The Apache Hadoop’s latest version 3.2.0, an open source software platform, released for shared storage and for processing of large data sets. This version is the first in the 3.2 release series and is not generally available yet. The features of Hadoop 3.2.0 release includes Node Attributes which support in tagging compound labels on the nodes based on their traits. It further assists in placing the containers on the basis of the expression of these labels, and it is not related to any queue, so there is no requirement to queue resource planning and authorization for attributes.
This release appears with Hadoop Submarine that allows data engineers to develop, train and deploy Deep Learning models in TensorFlow on the same Hadoop YARN cluster where data exists. It also enables evaluating data or models in Hadoop Distributed File System (HDFS) and other storages jobs.
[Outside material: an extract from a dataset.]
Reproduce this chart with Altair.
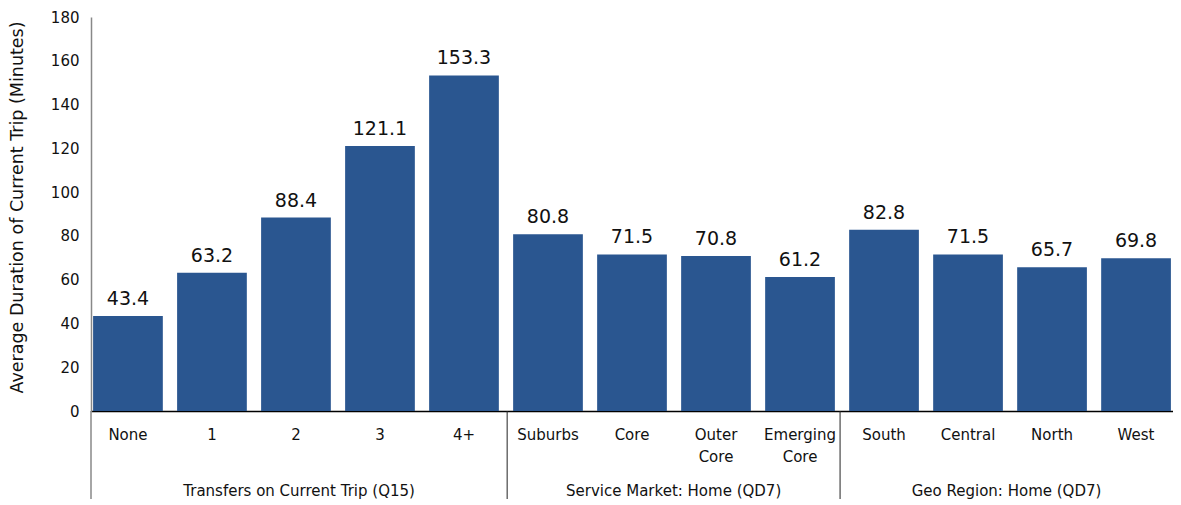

The features also include Storage policy satisfier that supports Hadoop Distributed File System applications to move the blocks between storage types as they set the storage plans on files or directories. It also makes a solution for decoupling storage capacity from computing capacity. This release also arrives with an enhanced S3A connector, as well as better resilience to choked AWS S3 and DynamoDB IO. In addition, ABFS filesystem connector supports the latest Azure Datalake Gen2 Storage.
In the Apache Hadoop 3.2.0, major improvements comprised the jdk1.7 profile has been removed from the Hadoop-annotations module; unnecessary logging related to tags has been removed from the configuration; ADLS connector has been updated to use the current SDK version (2.2.7); includes LocalizedResource size information in the NM download log for localization; this latest version comes with the ability to configure auxiliary services from HDFS-based JAR files, along with the ability to define user environment variables, alone; the debug messages in MetricsConfig. java has been improved; Capacity scheduler performance metrics have been added, and further support for node labels in opportunistic scheduling.